Step-by-step safe setup: 2FA, recovery, and client choices

  1. Create a strong account password that is unique and stored in a reputable password manager.
  2. Enable two-factor authentication. Prefer hardware security keys (FIDO2) or at least TOTP. Avoid SMS when possible.
  3. Generate and store recovery codes offline. Consider adding a recovery email that is itself secure and not easily compromised.
  4. Decide on clients. For simplicity and maximum security, use Proton’s web and mobile apps. If you need a desktop client, install Proton Bridge and follow Proton’s hardening guidance.
  5. Set up aliases and possibly a custom domain on paid plans to compartmentalize sign-ups and reduce spam.
  6. Configure spam and filters thoughtfully. Whitelist critical contacts and enable notifications that do not reveal sensitive content on lock screens.
  7. Educate key contacts about PGP or use password-protected messages for non-Proton recipients when content sensitivity warrants it.
  8. Back up critical messages using Proton’s export options if needed, keeping in mind encryption and key custody.

Ongoing hygiene: updates, phishing defense, and key practices

  • Keep OS, browsers, and Proton apps updated to get security fixes promptly.
  • Enable phishing-resistant 2FA and never approve login prompts you did not initiate.
  • Verify unusual requests out of band. Be skeptical of urgent tone and misplaced links or attachments.
  • Review account activity and session lists periodically. Revoke old sessions and regenerate app passwords if needed.
  • Rotate aliases that start receiving spam. Maintain separate addresses for banking, shopping, newsletters, and public profiles.
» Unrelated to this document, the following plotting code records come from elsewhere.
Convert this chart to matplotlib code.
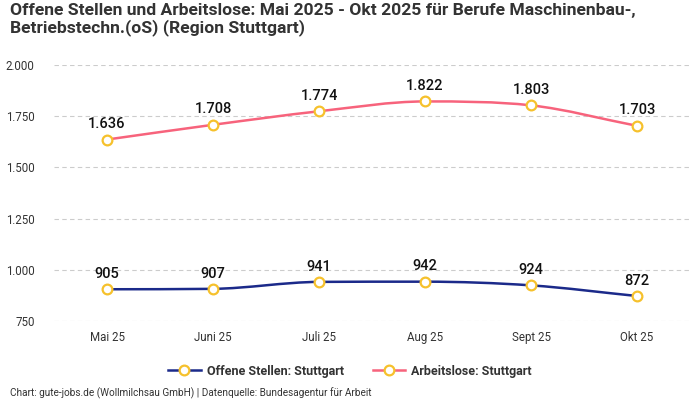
import numpy as np
import matplotlib.pyplot as plt
from matplotlib.path import Path
from matplotlib.patches import PathPatch
from matplotlib.lines import Line2D
from matplotlib.ticker import FuncFormatter

plt.rcParams['font.family'] = ['Roboto', 'DejaVu Sans']

monate = ['Mai 25', 'Juni 25', 'Juli 25', 'Aug 25', 'Sept 25', 'Okt 25']
offene_stellen = [905, 907, 941, 942, 924, 872]
arbeitslose = [1636, 1708, 1774, 1822, 1803, 1703]
y_ticks = [750, 1000, 1250, 1500, 1750, 2000]

BLAU = '#1b2a8a'
ROSA = '#f7637c'
GELB = '#f6c12c'


def monotone_path(xs, ys):
    # monotone kubische Kurve (wie curveMonotoneX) als Bezier-Pfad
    xs = np.asarray(xs, float)
    ys = np.asarray(ys, float)
    n = len(xs)
    h = np.diff(xs)
    d = np.diff(ys) / h
    m = np.zeros(n)
    m[0] = d[0]
    m[-1] = d[-1]
    for i in range(1, n - 1):
        if d[i - 1] * d[i] <= 0:
            m[i] = 0
        else:
            m[i] = (d[i - 1] + d[i]) / 2
            s = min(abs(d[i - 1]), abs(d[i]))
            m[i] = np.sign(m[i]) * min(abs(m[i]), 3 * s)
    verts = [(xs[0], ys[0])]
    codes = [Path.MOVETO]
    for i in range(n - 1):
        dx = h[i] / 3
        verts += [(xs[i] + dx, ys[i] + m[i] * dx),
                  (xs[i + 1] - dx, ys[i + 1] - m[i + 1] * dx),
                  (xs[i + 1], ys[i + 1])]
        codes += [Path.CURVE4] * 3
    return Path(verts, codes)


fig = plt.figure(figsize=(7, 4), dpi=100)
ax = fig.add_axes([54 / 700, 1 - 321 / 400, 636 / 700, 256 / 400])

x = np.arange(len(monate))
for werte, farbe in [(offene_stellen, BLAU), (arbeitslose, ROSA)]:
    ax.add_patch(PathPatch(monotone_path(x, werte), facecolor='none',
                           edgecolor=farbe, lw=1.8, zorder=3))
    ax.plot(x, werte, ls='none', marker='o', ms=7, mfc='white', mec=GELB,
            mew=1.6, zorder=4)
    for xi, v in zip(x, werte):
        ax.annotate(f'{v:,}'.replace(',', '.'), (xi, v), xytext=(0, 6),
                    textcoords='offset points', ha='center', va='bottom',
                    fontsize=10.5, fontweight='medium', color='#111111', zorder=5)

ax.set_xlim(-0.5, len(monate) - 0.5)
ax.set_ylim(750, 2000)
ax.set_xticks(x)
ax.set_xticklabels(monate)
ax.set_yticks(y_ticks)
ax.yaxis.set_major_formatter(FuncFormatter(lambda v, p: f'{int(v):,}'.replace(',', '.')))
ax.tick_params(axis='both', length=0, labelsize=8.3, colors='#333333')
ax.tick_params(axis='x', pad=7)
ax.tick_params(axis='y', pad=14)
ax.grid(axis='y', ls=(0, (4, 3)), color='#cccccc', lw=0.8)
ax.set_axisbelow(True)
for s in ax.spines.values():
    s.set_visible(False)

fig.text(10 / 700, 1 - 3 / 400,
         'Offene Stellen und Arbeitslose: Mai 2025 - Okt 2025 für Berufe Maschinenbau-,\nBetriebstechn.(oS) (Region Stuttgart)',
         ha='left', va='top', fontsize=12.6, fontweight='bold', color='#333333',
         linespacing=1.1)

handles = [Line2D([], [], color=BLAU, lw=1.8, marker='o', ms=7, mfc='white', mec=GELB, mew=1.6),
           Line2D([], [], color=ROSA, lw=1.8, marker='o', ms=7, mfc='white', mec=GELB, mew=1.6)]
fig.legend(handles, ['Offene Stellen: Stuttgart', 'Arbeitslose: Stuttgart'],
           loc='center', bbox_to_anchor=(350 / 700, 1 - 371 / 400), ncol=2,
           frameon=False, prop={'size': 9, 'weight': 'bold'}, labelcolor='#333333',
           handlelength=2.6, columnspacing=2.3, handletextpad=0.5)

fig.text(10 / 700, 1 - 393 / 400,
         'Chart: gute-jobs.de (Wollmilchsau GmbH) | Datenquelle: Bundesagentur für Arbeit',
         ha='left', va='center', fontsize=7.2, color='#333333')

fig.savefig('out.png', dpi=100, facecolor='white')
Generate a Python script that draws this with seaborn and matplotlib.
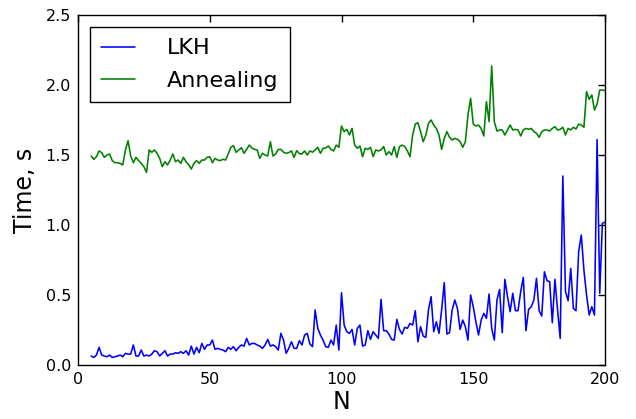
import numpy as np
import pandas as pd
import matplotlib
matplotlib.use("Agg")
import matplotlib.pyplot as plt
import seaborn as sns

N = np.arange(5, 201)

lkh = [
    0.064, 0.054, 0.071, 0.126, 0.071, 0.064, 0.059, 0.071, 0.054, 0.059,
    0.064, 0.071, 0.059, 0.083, 0.078, 0.078, 0.143, 0.064, 0.064, 0.107,
    0.064, 0.071, 0.064, 0.078, 0.102, 0.095, 0.064, 0.083, 0.102, 0.064,
    0.078, 0.078, 0.088, 0.083, 0.095, 0.083, 0.102, 0.071, 0.135, 0.078,
    0.126, 0.088, 0.154, 0.112, 0.143, 0.143, 0.178, 0.112, 0.119, 0.112,
    0.107, 0.095, 0.126, 0.112, 0.131, 0.102, 0.126, 0.143, 0.135, 0.190,
    0.143, 0.154, 0.154,
    0.143, 0.135, 0.119, 0.143, 0.183, 0.135, 0.143, 0.131, 0.107, 0.226,
    0.178, 0.083, 0.119, 0.166, 0.119, 0.119, 0.174, 0.143, 0.214, 0.226,
    0.150, 0.131, 0.393, 0.262, 0.214, 0.178, 0.131, 0.126, 0.178, 0.143,
    0.285, 0.107, 0.516, 0.285, 0.238, 0.226, 0.254, 0.143, 0.262, 0.285,
    0.135, 0.143, 0.245, 0.183, 0.238, 0.214, 0.190, 0.469, 0.245, 0.245,
    0.221, 0.183, 0.178, 0.326, 0.254, 0.221, 0.269, 0.262, 0.297, 0.285,
    0.388, 0.166, 0.274, 0.207, 0.197, 0.393, 0.488,
    0.238, 0.309, 0.226, 0.393, 0.588, 0.221, 0.231, 0.393, 0.464, 0.404,
    0.254, 0.321, 0.274, 0.178, 0.500, 0.416, 0.309, 0.214, 0.321, 0.369,
    0.333, 0.507, 0.262, 0.178, 0.464, 0.540, 0.231, 0.612, 0.488, 0.381,
    0.512, 0.388, 0.388, 0.524, 0.626, 0.245, 0.397, 0.416, 0.464, 0.619,
    0.388, 0.350, 0.666, 0.602, 0.595, 0.302, 0.612, 0.393, 0.190, 1.350,
    0.524, 0.459, 0.690, 0.404, 0.388, 0.809, 0.928, 0.678, 0.500, 0.357,
    0.416, 0.357, 1.610, 0.512, 1.012, 1.020,
]

annealing = [
    1.493, 1.469, 1.488, 1.529, 1.517, 1.483, 1.500, 1.507, 1.460, 1.445,
    1.445, 1.440, 1.429, 1.536, 1.602, 1.493, 1.445, 1.483, 1.460, 1.440,
    1.417, 1.376, 1.536, 1.519, 1.536, 1.512, 1.476, 1.417, 1.452, 1.429,
    1.464, 1.507, 1.452, 1.464, 1.440, 1.483, 1.452, 1.430, 1.400, 1.440,
    1.460, 1.440, 1.464, 1.464, 1.483, 1.488, 1.445, 1.476, 1.464, 1.460,
    1.470, 1.464, 1.507, 1.555, 1.567, 1.519, 1.536, 1.552, 1.512, 1.540,
    1.571, 1.550, 1.540,
    1.536, 1.476, 1.512, 1.500, 1.493, 1.595, 1.493, 1.507, 1.540, 1.540,
    1.520, 1.512, 1.517, 1.529, 1.483, 1.531, 1.510, 1.507, 1.529, 1.500,
    1.529, 1.520, 1.536, 1.555, 1.512, 1.548, 1.550, 1.564, 1.540, 1.529,
    1.571, 1.555, 1.707, 1.667, 1.683, 1.643, 1.690, 1.571, 1.548, 1.564,
    1.488, 1.548, 1.540, 1.555, 1.488, 1.536, 1.529, 1.536, 1.560, 1.500,
    1.524, 1.500, 1.560, 1.483, 1.560, 1.571, 1.560, 1.529, 1.488, 1.643,
    1.721, 1.731, 1.667, 1.595, 1.643, 1.726,
    1.750, 1.714, 1.690, 1.643, 1.540, 1.619, 1.667, 1.626, 1.607, 1.619,
    1.612, 1.595, 1.555, 1.595, 1.786, 1.905, 1.721, 1.707, 1.714, 1.690,
    1.636, 1.881, 1.738, 2.136, 1.738, 1.671, 1.679, 1.679, 1.643, 1.679,
    1.714, 1.679, 1.683, 1.679, 1.636, 1.679, 1.690, 1.683, 1.690, 1.667,
    1.655, 1.626, 1.667, 1.679, 1.679, 1.671, 1.690, 1.702, 1.679, 1.683,
    1.698, 1.643, 1.690, 1.679, 1.698, 1.686, 1.721, 1.714, 1.698, 1.952,
    1.898, 1.929, 1.821, 1.864, 1.964, 1.964, 1.960,
]

series_names = ["LKH", "Annealing"]
series_colors = ["#0000ff", "#008000"]

df = pd.DataFrame({
    "N": np.concatenate([N, N]),
    "Time": np.concatenate([lkh, annealing]),
    "Method": [series_names[0]] * len(N) + [series_names[1]] * len(N),
})

sns.set_style("white")
plt.rcParams["font.family"] = ["DejaVu Sans"]
plt.rcParams.update({
    "xtick.direction": "in",
    "ytick.direction": "in",
    "xtick.top": True,
    "ytick.right": True,
    "axes.edgecolor": "black",
    "axes.linewidth": 1.0,
    "xtick.color": "black",
    "ytick.color": "black",
    "text.color": "black",
    "axes.labelcolor": "black",
})

fig = plt.figure(figsize=(6.36, 4.19), dpi=100)
ax = fig.add_axes([78 / 636, 1 - 365 / 419, (605 - 78) / 636, (365 - 15) / 419])

sns.lineplot(data=df, x="N", y="Time", hue="Method",
             palette=dict(zip(series_names, series_colors)),
             hue_order=series_names, linewidth=1.15, ax=ax)

ax.set_xlim(0, 200)
ax.set_ylim(0, 2.5)
ax.set_xticks([0, 50, 100, 150, 200])
ax.set_yticks([0.0, 0.5, 1.0, 1.5, 2.0, 2.5])
ax.set_yticklabels(["0.0", "0.5", "1.0", "1.5", "2.0", "2.5"])
ax.tick_params(labelsize=11.5, top=True, right=True, direction="in",
               length=5, width=1, pad=5, labelcolor="black")
ax.set_xlabel("N", fontsize=17, labelpad=2)
ax.set_ylabel("Time, s", fontsize=17, labelpad=6)

handles, labels = ax.get_legend_handles_labels()
leg = ax.legend(handles, labels, loc="upper left", fontsize=16,
                frameon=True, fancybox=False, shadow=False,
                handlelength=1.5, handletextpad=1.45, borderpad=0.5,
                labelspacing=0.55, borderaxespad=0.55)
leg.get_frame().set_edgecolor("black")
leg.get_frame().set_linewidth(1.0)
leg.get_frame().set_alpha(1.0)
for t in leg.get_texts():
    t.set_color("black")

fig.savefig("out.png", dpi=100)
Common questions: safety, anonymity, and lawfulness

Is Proton Mail safe? Yes for most lawful personal and professional use. Content is end-to-end encrypted within Proton and mailbox storage is zero-access encrypted. Safety still depends on your device security and account practices.

Does Proton Mail make me anonymous? No. Proton reduces data collection about message content but email metadata and payment records can still link activity. Anonymity requires broader operational security choices beyond email.

Can Proton see my emails? Proton states it cannot read encrypted content due to its architecture. Some unencrypted elements like certain headers may still be visible. See Proton’s security page for details: Proton Security.

Does Swiss law protect me from all legal requests? No. Swiss courts can issue lawful orders, and Proton may be compelled to provide available data such as targeted IP logs or account metadata. See Proton’s transparency report: Transparency Report.

Free vs paid: which should I pick? Start free to evaluate. Upgrade if you need more storage, aliases, custom domains, Bridge for desktop, or the broader Proton suite.

Bottom line: Proton Mail delivers strong privacy for message content with realistic limits around metadata and device security. Treat it as a high-quality building block in a lawful, well-rounded security posture, not as a silver bullet.

Key takeaways

  • Proton Mail combines end-to-end encryption and zero-access storage to protect content, not metadata.
  • Cross-provider security requires PGP or password-protected messages; otherwise content is only protected in transit.
  • Swiss jurisdiction and transparency reporting are positives, but lawful targeted orders can compel limited logging.
  • Paid tiers add aliases, custom domains, and ecosystem value; core content security is strong across plans.
  • Use 2FA, strong recovery practices, and phishing defenses. Email cannot fix a compromised device.
  • Proton Mail vs Gmail: privacy vs deep integration. Proton Mail vs Tutanota: PGP interoperability vs custom crypto. Self-hosting offers control but high complexity.